Does the recurring criticism reflect a stunt in attitudes towards nudity and, ultimately, ideals of acceptable body image?
Korey Samuel, studying Public Relations at LCC, believes the discussion reflects continued expectation weighed on physical perfection: “Although we are progressing, women in TV nowadays are still made to be seen as eye candy or decoration, so when we see a beautiful naked woman in Game of Thrones it’s shrugged off as ‘pushing a narrative’, but when we see nudity in Girls from someone like Lena, who might not necessarily be seen as a pin-up girl, people – men mostly – become outraged because it’s not the ‘type’ of nudity they want to see.”
The idea of male-dominance in television and the media is nothing new, but writers such as Dunham are surely challenging the status quo through defiance and an unwillingness to change. By promoting realistic body types – some with scars, with tattoos, and with ‘taboo’ pubic hair – the makers of Girls are opting to harness a right of artistic expression.
This draws in lessons from the modern art industry, harking to styles of confrontational, unabashed portrayals of nudity seen in the works of female artists Jenny Saville, Sarah Lucas, and even the intricate bodily studies by Lucian Freud.
So what can the television industry learn from modern art in its approach to nudity? Nudity in art is celebrated, the human form a subject of endless inspiration.
Life model and CSM Fashion Design student, Olivia Giles, compares the industries presentation of the naked form: “What I do is completely un-sexual, it’s in a very controlled and artistic environment. The people viewing me, obviously they are aware that I’m naked, but I think their mind set is very different – they will look at my body as just an object.
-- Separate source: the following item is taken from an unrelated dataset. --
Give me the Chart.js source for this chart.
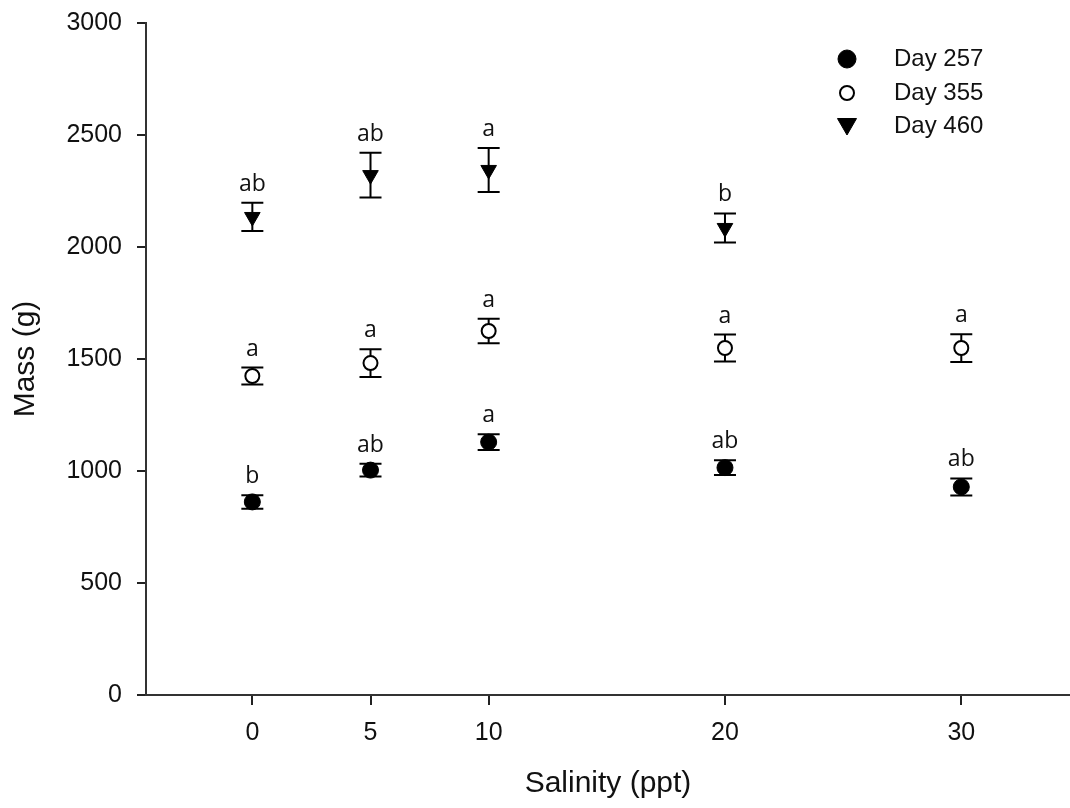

They will be very engrossed in their drawing instead of thinking ‘wow, she’s naked’.
“I have never had a bad response. Nobody has ever said ‘what are you doing?’,” she adds.
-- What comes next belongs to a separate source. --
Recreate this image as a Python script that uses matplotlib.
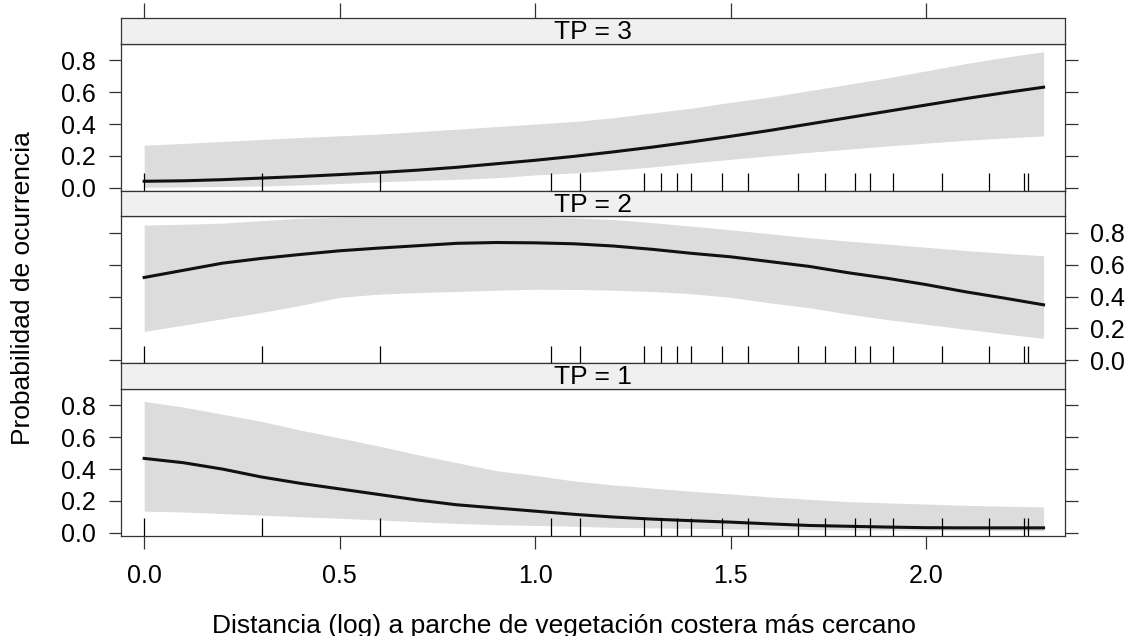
import numpy as np
import matplotlib.pyplot as plt

plt.rcParams['font.family'] = ['Liberation Sans', 'DejaVu Sans']

# distance (log10) grid of the effect curves
dist = [0.0, 0.1, 0.2, 0.3, 0.4, 0.5, 0.6, 0.7, 0.8, 0.9, 1.0, 1.1,
        1.2, 1.3, 1.4, 1.5, 1.6, 1.7, 1.8, 1.9, 2.0, 2.1, 2.2, 2.3]

# TP = 3
fit_tp3 = [0.040, 0.043, 0.050, 0.060, 0.070, 0.082, 0.095, 0.110, 0.128, 0.150, 0.172, 0.197,
           0.225, 0.255, 0.288, 0.323, 0.360, 0.400, 0.440, 0.480, 0.520, 0.560, 0.597, 0.632]
upr_tp3 = [0.267, 0.278, 0.290, 0.303, 0.315, 0.326, 0.337, 0.352, 0.368, 0.384, 0.400, 0.416,
           0.440, 0.470, 0.500, 0.537, 0.570, 0.610, 0.650, 0.690, 0.735, 0.780, 0.820, 0.855]
lwr_tp3 = [0.002, 0.004, 0.007, 0.010, 0.017, 0.026, 0.036, 0.045, 0.052, 0.062, 0.080, 0.092,
           0.110, 0.130, 0.155, 0.178, 0.200, 0.222, 0.242, 0.262, 0.280, 0.298, 0.312, 0.325]

# TP = 2
fit_tp2 = [0.520, 0.565, 0.610, 0.640, 0.665, 0.688, 0.705, 0.720, 0.735, 0.740, 0.738, 0.732,
           0.718, 0.697, 0.672, 0.650, 0.620, 0.590, 0.550, 0.515, 0.475, 0.430, 0.390, 0.348]
upr_tp2 = [0.850, 0.855, 0.862, 0.878, 0.893, 0.898, 0.900, 0.900, 0.900, 0.900, 0.900, 0.895,
           0.885, 0.865, 0.843, 0.820, 0.795, 0.770, 0.749, 0.730, 0.710, 0.690, 0.672, 0.657]
lwr_tp2 = [0.180, 0.220, 0.260, 0.300, 0.345, 0.395, 0.415, 0.425, 0.432, 0.440, 0.446, 0.445,
           0.440, 0.432, 0.418, 0.395, 0.360, 0.330, 0.290, 0.255, 0.225, 0.195, 0.165, 0.137]

# TP = 1
fit_tp1 = [0.467, 0.440, 0.400, 0.350, 0.310, 0.275, 0.240, 0.205, 0.175, 0.155, 0.135, 0.115,
           0.098, 0.085, 0.075, 0.066, 0.055, 0.045, 0.040, 0.035, 0.031, 0.030, 0.030, 0.030]
upr_tp1 = [0.826, 0.790, 0.745, 0.700, 0.645, 0.595, 0.545, 0.490, 0.440, 0.390, 0.360, 0.325,
           0.300, 0.280, 0.260, 0.243, 0.225, 0.210, 0.195, 0.187, 0.180, 0.172, 0.166, 0.162]
lwr_tp1 = [0.135, 0.130, 0.120, 0.110, 0.100, 0.090, 0.080, 0.068, 0.058, 0.050, 0.045, 0.040,
           0.033, 0.030, 0.027, 0.023, 0.021, 0.019, 0.017, 0.016, 0.015, 0.014, 0.013, 0.012]

# observed distances (rug)
rug_x = [0.0, 0.301, 0.602, 1.041, 1.114, 1.279, 1.322, 1.362, 1.398, 1.477, 1.544,
         1.672, 1.740, 1.819, 1.857, 1.914, 2.041, 2.161, 2.250, 2.260]

strips = ["TP = 3", "TP = 2", "TP = 1"]
fits = [fit_tp3, fit_tp2, fit_tp1]
uprs = [upr_tp3, upr_tp2, upr_tp1]
lwrs = [lwr_tp3, lwr_tp2, lwr_tp1]

x_ticks = [0.0, 0.5, 1.0, 1.5, 2.0]
y_ticks = [0.0, 0.2, 0.4, 0.6, 0.8]

W, H = 1129, 636
fig = plt.figure(figsize=(W / 100, H / 100), dpi=100)

left, right = 120.7, 1064.7
top0 = 18.3
strip_h, panel_h = 25.5, 147.0
frame_col = "#333333"


def box(px_top, px_h):
    return [left / W, 1 - (px_top + px_h) / H, (right - left) / W, px_h / H]


for i in range(3):
    s_top = top0 + i * (strip_h + panel_h)
    p_top = s_top + strip_h

    ax = fig.add_axes(box(p_top, panel_h))
    ax.fill_between(dist, lwrs[i], uprs[i], color="#dcdcdc", lw=0, zorder=1)
    ax.plot(dist, fits[i], color="#111111", lw=2.2, zorder=3)
    ax.vlines(rug_x, 0, 0.12, transform=ax.get_xaxis_transform(),
              color="black", lw=0.9, zorder=4)
    ax.set_xlim(-0.06, 2.354)
    ax.set_ylim(-0.02, 0.905)
    ax.set_xticks(x_ticks)
    ax.set_yticks(y_ticks)
    ax.set_xticklabels(["0.0", "0.5", "1.0", "1.5", "2.0"])
    ax.set_yticklabels(["0.0", "0.2", "0.4", "0.6", "0.8"])
    for sp in ax.spines.values():
        sp.set_color(frame_col)
        sp.set_linewidth(0.9)
    ax.tick_params(axis="y", direction="out", length=9, width=0.9, color=frame_col,
                   left=True, right=True, labelleft=(i != 1), labelright=(i == 1),
                   labelsize=18, pad=9)
    ax.tick_params(axis="x", direction="out", length=9, width=0.9, color=frame_col,
                   bottom=(i == 2), top=False, labelbottom=(i == 2), labelsize=18, pad=11)

    sax = fig.add_axes(box(s_top, strip_h))
    sax.set_facecolor("#f0f0f0")
    sax.set_xlim(-0.06, 2.354)
    sax.set_yticks([])
    for sp in sax.spines.values():
        sp.set_color(frame_col)
        sp.set_linewidth(0.9)
    if i == 0:
        sax.set_xticks(x_ticks)
        sax.tick_params(axis="x", direction="out", length=11, width=0.9, color=frame_col,
                        top=True, bottom=False, labeltop=False, labelbottom=False)
    else:
        sax.set_xticks([])
    sax.text(0.5, 0.45, strips[i], transform=sax.transAxes, ha="center", va="center",
             fontsize=19)

fig.text(23 / W, 1 - 288 / H, "Probabilidad de ocurrencia", rotation=90,
         ha="center", va="center", fontsize=19)
fig.text(564 / W, 1 - 626 / H, "Distancia (log) a parche de vegetación costera más cercano",
         ha="center", va="center", fontsize=19)

fig.savefig("out.png", dpi=100)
Giles also suggests that modern art is one step ahead in terms of shock factors: “I don’t think nudity and sex will cause that much uproar for artistic minds because you’re exposed to that anyway; if you see a lot of art and you’re surrounded by creativity, fashion is becoming more controversial, that’s what we’re so used to seeing.”
Criticism and complaint
Any form of art is susceptible to criticism, complaint, and leaves its makers vulnerable to harsh attitudes. At least Dunham is sparking debate, shrugging off such negativity by repeatedly laying herself bare.
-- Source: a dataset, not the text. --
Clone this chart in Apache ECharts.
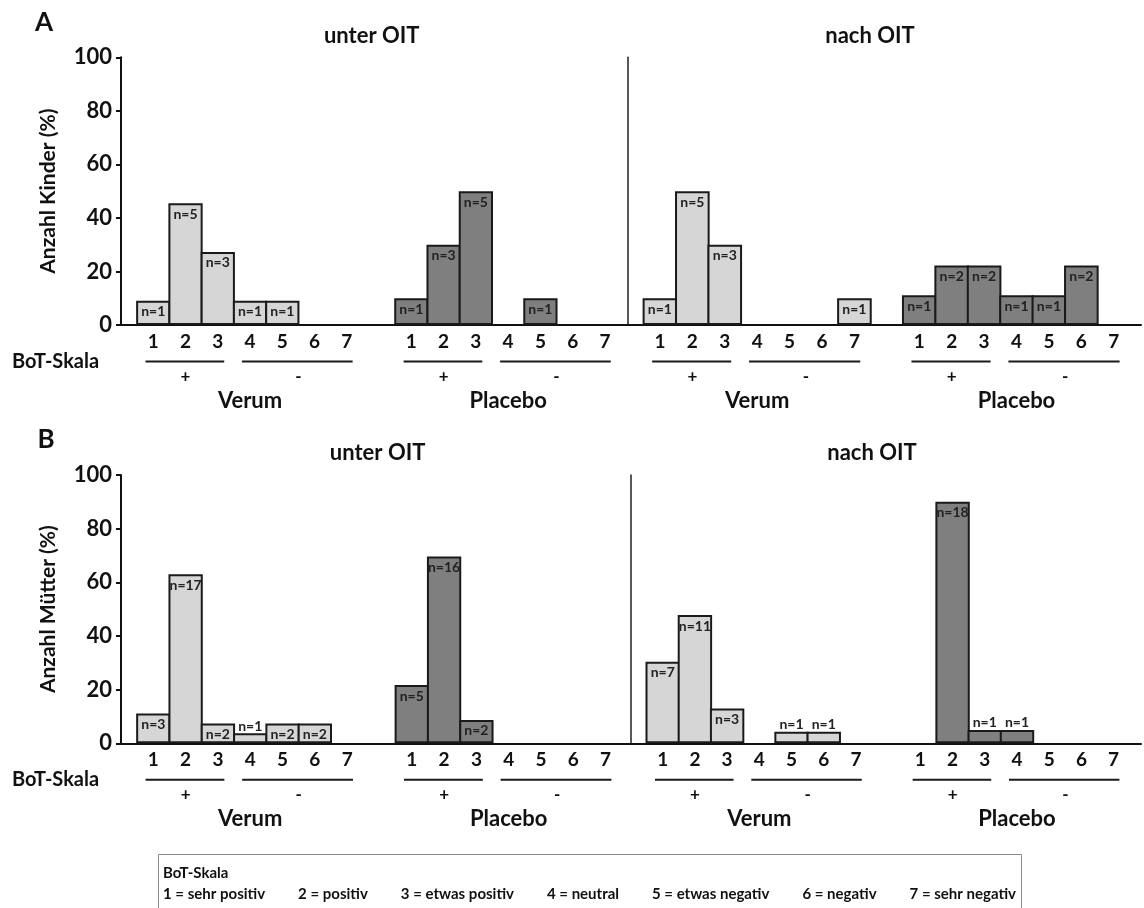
<!DOCTYPE html>
<html><head><meta charset="utf-8">
<script src="https://cdn.jsdelivr.net/npm/echarts@6/dist/echarts.min.js"></script>
<style>html,body{margin:0;padding:0;background:#fff}#c{width:1144px;height:908px}</style>
</head><body><div id="c"></div><script>
// ---------- data ----------
const scaleLabels = ['1','2','3','4','5','6','7'];
const groupNames = ['Verum','Placebo'];
const periodNames = ['unter OIT','nach OIT'];
const panelLetters = ['A','B'];
const yAxisNames = ['Anzahl Kinder (%)','Anzahl Mütter (%)'];
const signLabels = ['+','-'];
const legendTitle = 'BoT-Skala';
const legendItems = ['1 = sehr positiv','2 = positiv','3 = etwas positiv','4 = neutral','5 = etwas negativ','6 = negativ','7 = sehr negativ'];

// Panel A – Kinder (% per BoT-Skala 1..7) and counts
const kinderUnterVerum    = [9.1, 45.5, 27.3, 9.1, 9.1, 0, 0];
const kinderUnterVerumN   = [1, 5, 3, 1, 1, 0, 0];
const kinderUnterPlacebo  = [10, 30, 50, 0, 10, 0, 0];
const kinderUnterPlaceboN = [1, 3, 5, 0, 1, 0, 0];
const kinderNachVerum     = [10, 50, 30, 0, 0, 0, 10];
const kinderNachVerumN    = [1, 5, 3, 0, 0, 0, 1];
const kinderNachPlacebo   = [11.1, 22.2, 22.2, 11.1, 11.1, 22.2, 0];
const kinderNachPlaceboN  = [1, 2, 2, 1, 1, 2, 0];

// Panel B – Mütter
const muetterUnterVerum    = [11.1, 63.0, 7.4, 3.7, 7.4, 7.4, 0];
const muetterUnterVerumN   = [3, 17, 2, 1, 2, 2, 0];
const muetterUnterPlacebo  = [21.7, 69.6, 8.7, 0, 0, 0, 0];
const muetterUnterPlaceboN = [5, 16, 2, 0, 0, 0, 0];
const muetterNachVerum     = [30.4, 47.8, 13.0, 0, 4.3, 4.3, 0];
const muetterNachVerumN    = [7, 11, 3, 0, 1, 1, 0];
const muetterNachPlacebo   = [0, 90, 5, 5, 0, 0, 0];
const muetterNachPlaceboN  = [0, 18, 1, 1, 0, 0, 0];

// ---------- layout / style ----------
const FONT = 'Lato, "Open Sans", sans-serif';
const INK = '#111';
const VERUM_COLOR = '#d6d6d6';
const PLACEBO_COLOR = '#7f7f7f';
const BORDER = 2;
const grids = [
  {left:121,   top:57.3, width:506.5, height:267.7, max:15.70, offset:0,   panel:0, period:0},
  {left:627.5, top:57.3, width:516.5, height:267.7, max:15.84, offset:1.5, panel:0, period:1},
  {left:121,   top:475,  width:509.5, height:268.3, max:15.77, offset:0,   panel:1, period:0},
  {left:630.5, top:475,  width:513.5, height:268.3, max:15.85, offset:0,   panel:1, period:1}
];
const gridData = [
  [[kinderUnterVerum, kinderUnterVerumN], [kinderUnterPlacebo, kinderUnterPlaceboN]],
  [[kinderNachVerum, kinderNachVerumN], [kinderNachPlacebo, kinderNachPlaceboN]],
  [[muetterUnterVerum, muetterUnterVerumN], [muetterUnterPlacebo, muetterUnterPlaceboN]],
  [[muetterNachVerum, muetterNachVerumN], [muetterNachPlacebo, muetterNachPlaceboN]]
];
const titlePos = [[371.7, 36, 870, 36], [377.6, 453, 872, 453]];
const letterPos = [[44, 23], [46, 440]];

function catLabel(v){
  const i = Math.round(v);
  if (Math.abs(v - i) > 1e-6) return '';
  if (i >= 1 && i <= 7) return scaleLabels[i-1];
  if (i >= 9 && i <= 15) return scaleLabels[i-9];
  return '';
}

function barItems(vals, ns, off){
  const out = [];
  vals.forEach((v, i) => {
    if (v > 0) out.push({
      value: [off + i + 1, v],
      label: {position: v < 6 ? 'top' : 'insideTop', distance: v < 6 ? 0 : 4, formatter: 'n=' + ns[i]}
    });
  });
  return out;
}

const option = {
  animation: false,
  backgroundColor: '#fff',
  grid: grids.map(g => ({left: g.left, top: g.top, width: g.width, height: g.height, containLabel: false})),
  xAxis: grids.map((g, i) => ({
    type: 'value', gridIndex: i, min: 0, max: g.max, interval: 1,
    axisLine: {show: true, onZero: false, lineStyle: {color: INK, width: 2}},
    axisTick: {show: false}, splitLine: {show: false},
    axisLabel: {show: true, formatter: catLabel, margin: 7, fontFamily: FONT, fontSize: 19, fontWeight: 'bold', color: INK,
                showMinLabel: true, showMaxLabel: true}
  })),
  yAxis: grids.map((g, i) => g.period === 0 ? ({
    type: 'value', gridIndex: i, min: 0, max: 100, interval: 20,
    name: yAxisNames[g.panel], nameLocation: 'middle', nameRotate: 90, nameGap: 62,
    nameTextStyle: {fontFamily: FONT, fontSize: 21, fontWeight: 'bold', color: INK},
    axisLine: {show: true, lineStyle: {color: INK, width: 2}},
    axisTick: {show: true, length: 5, lineStyle: {color: INK, width: 2}},
    splitLine: {show: false},
    axisLabel: {margin: 9, fontFamily: FONT, fontSize: 22, fontWeight: 'bold', color: INK}
  }) : ({
    type: 'value', gridIndex: i, min: 0, max: 100, interval: 20, offset: g.offset,
    axisLine: {show: true, lineStyle: {color: '#222', width: 1.5}},
    axisTick: {show: false}, axisLabel: {show: false}, splitLine: {show: false}
  })),
  series: []
};

grids.forEach((g, i) => {
  const bw = g.width / g.max + BORDER;
  [VERUM_COLOR, PLACEBO_COLOR].forEach((col, k) => {
    const [vals, ns] = gridData[i][k];
    option.series.push({
      type: 'bar', name: groupNames[k], xAxisIndex: i, yAxisIndex: i,
      barWidth: bw, barGap: '-100%', silent: true,
      itemStyle: {color: col, borderColor: '#1a1a1a', borderWidth: BORDER},
      label: {show: true, fontFamily: FONT, fontSize: 14, fontWeight: 'bold', color: '#222'},
      data: barItems(vals, ns, k * 8)
    });
  });
});

const chart = echarts.init(document.getElementById('c'), null, {renderer: 'canvas'});
chart.setOption(option);

// ---------- annotations placed through the axes ----------
function txt(x, y, text, size, align, weight){
  return {type: 'text', silent: true, x: x, y: y, style: {
    text: text, font: (weight || 'bold') + ' ' + size + 'px ' + FONT, fill: INK,
    align: align || 'center', verticalAlign: 'middle', textAlign: align || 'center', textVerticalAlign: 'middle'}};
}
function hline(x1, x2, y){
  return {type: 'line', silent: true, shape: {x1: x1, y1: y, x2: x2, y2: y}, style: {stroke: '#1a1a1a', lineWidth: 2}};
}
const gfx = [];
grids.forEach((g, i) => {
  const base = chart.convertToPixel({yAxisIndex: i}, 0);
  const px = v => chart.convertToPixel({xAxisIndex: i}, v);
  [0, 8].forEach((off, k) => {
    gfx.push(hline(px(off + 1 - 0.24), px(off + 3 + 0.2), base + 36.5));
    gfx.push(hline(px(off + 4 - 0.25), px(off + 7 + 0.18), base + 36.5));
    gfx.push(txt(px(off + 2), base + 51.5, signLabels[0], 17));
    gfx.push(txt(px(off + 5.5), base + 51.5, signLabels[1], 17));
    gfx.push(txt(px(off + 4), base + 75.5, groupNames[k], 22));
  });
  if (g.period === 0) {
    gfx.push(txt(12, base + 36.5, legendTitle, 20, 'left'));
  }
});
panelLetters.forEach((p, j) => {
  gfx.push(txt(letterPos[j][0], letterPos[j][1], p, 26));
  gfx.push(txt(titlePos[j][0], titlePos[j][1], periodNames[0], 22));
  gfx.push(txt(titlePos[j][2], titlePos[j][3], periodNames[1], 22));
});

// legend box
(function(){
  const ctx = document.createElement('canvas').getContext('2d');
  const size = 15;
  ctx.font = 'bold ' + size + 'px ' + FONT;
  const x0 = 163, endTarget = 1016;
  const widths = legendItems.map(t => ctx.measureText(t).width);
  const total = widths.reduce((a, b) => a + b, 0);
  const gap = (endTarget - x0 - total) / (legendItems.length - 1);
  gfx.push({type: 'rect', silent: true, shape: {x: 158.5, y: 854.5, width: 863, height: 70},
            style: {fill: '#fff', stroke: '#8a8a8a', lineWidth: 1}});
  gfx.push(txt(x0, 873, legendTitle, size, 'left'));
  let x = x0;
  legendItems.forEach((t, i) => {
    gfx.push(txt(x, 894, t, size, 'left'));
    x += widths[i] + gap;
  });
})();

chart.setOption({graphic: {elements: gfx}});
</script></body></html>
Holly Davies, also studying BA Fashion design at CSM, applauds Dunham’s self-acceptance: “Normally, in either TV or film, women’s bodies are quite sexualised and have become objects- so to have Lena Dunham just bare it all and love her body is positive to show. I don’t think it’s done in bad taste either, it’s just saying ‘everyone has got a body, everyone has got boobs, so why is it a big deal?”
So perhaps the negative reception Girls has received for its tendency for a fleshier type of honesty is simply a drop in the ocean. Cinema is progressing towards the extremes of sexual candidness, with Lars Von Trier’s Nymphomaniac and Alain Guiraudie’s Stranger by the Lake set to open new avenues of debate surrounding all things nude.
By challenging what is accepted, these forward steps of openness – which will no doubt cause a stir – may leak into mainstream perceptions of body image. Girls does, after all, reflect many realities of 20-something life; each character is flawed, moving through the mundane paces of trying to start their respective careers. It seems only right that where inane details are exposed, so is the odd body here and there. And as Dunham and the cast of Girls continue to shrug off criticism, maybe a new age of relaxed acceptance is on the rise in television, taking heed of artistic attitudes rather than bowing to the pressure of rigid industry expectations.